まちの文化財(182) 東井先生と八鹿小学校

更新日:2020年02月14日

八鹿小学校の玄関にある書

                                                        八鹿小学校の玄関にある書

伊佐小学校にある石碑

伊佐小学校にある石碑

広島大学から送られたペスタロッチ像

広島大学から贈られたペスタロッチ像

 

東井義雄先生は、八鹿小学校の校長として子ども一人一人を大事にし、子どもを伸ばす教育を実践しました。

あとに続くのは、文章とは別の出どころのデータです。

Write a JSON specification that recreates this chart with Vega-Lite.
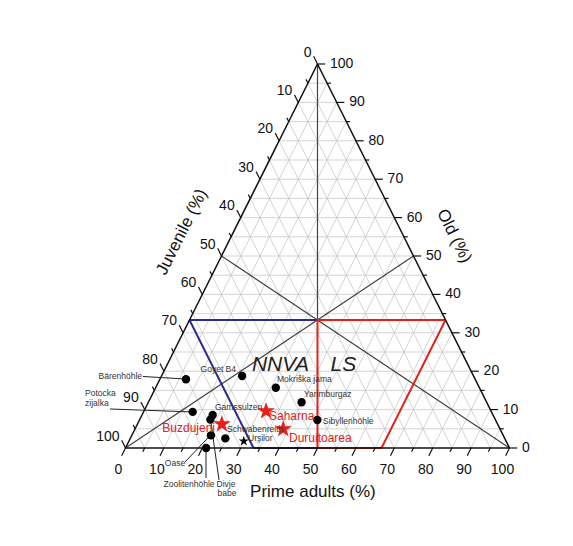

東井先生は、昭和32年『村を育てる学力』という本を発行し、全国の教育者に実践が知られるようになりました。昭和34年、出石郡但東町の相田(あいだ)小学校長となり、続いて高橋中学校長となりました。またこの年、広島大学からペスタロッチ賞を受賞しました。昭和39年4月に、八鹿小学校長となり、昭和47年3月まで8年間勤務しました。

八鹿小学校では職員向けの研修通信誌『培其根(ばいきこん)』を発行しました。『培其根』とは職員が提出する実践記録を東井先生が抜き出し、教育のあり方を職員に問いかけた謄写版(ガリ版)刷りの通信です。八鹿小学校にあった荒木寅三郎氏の培其根という書の言葉から取ったもので、東井先生はそれを「根を養えば樹はおのずから育つ」と説明しています。

昭和46年に東京の出版社から『東井義雄著作集』全10巻が刊行され、昭和53年に『培其根』が復刻されました。八鹿小学校に東井先生の「心にスイッチを」という詩が掲げられています。伊佐小学校の正門付近には「私は私を創っていく責任者」という東井先生の言葉を刻んだ石碑が建てられています。

東井先生が目指した「ひかりいっぱいの学校」の詩の一部を紹介します。「やんちゃな子からはやんちゃな子の光、おとなしい子からはおとなしい子の光、気のはやい子からは気のはやい子の光、ゆっくりやさんからはゆっくりやさんの光、正直者からは正直者の光、男の子からは男の子の光、女の子からは女の子の光、教室も運動場も光いっぱい」。

東井義雄先生は、全国的にも著名なふるさとの先人です。平成6年、豊岡市但東町に東井義雄記念館が開館しています。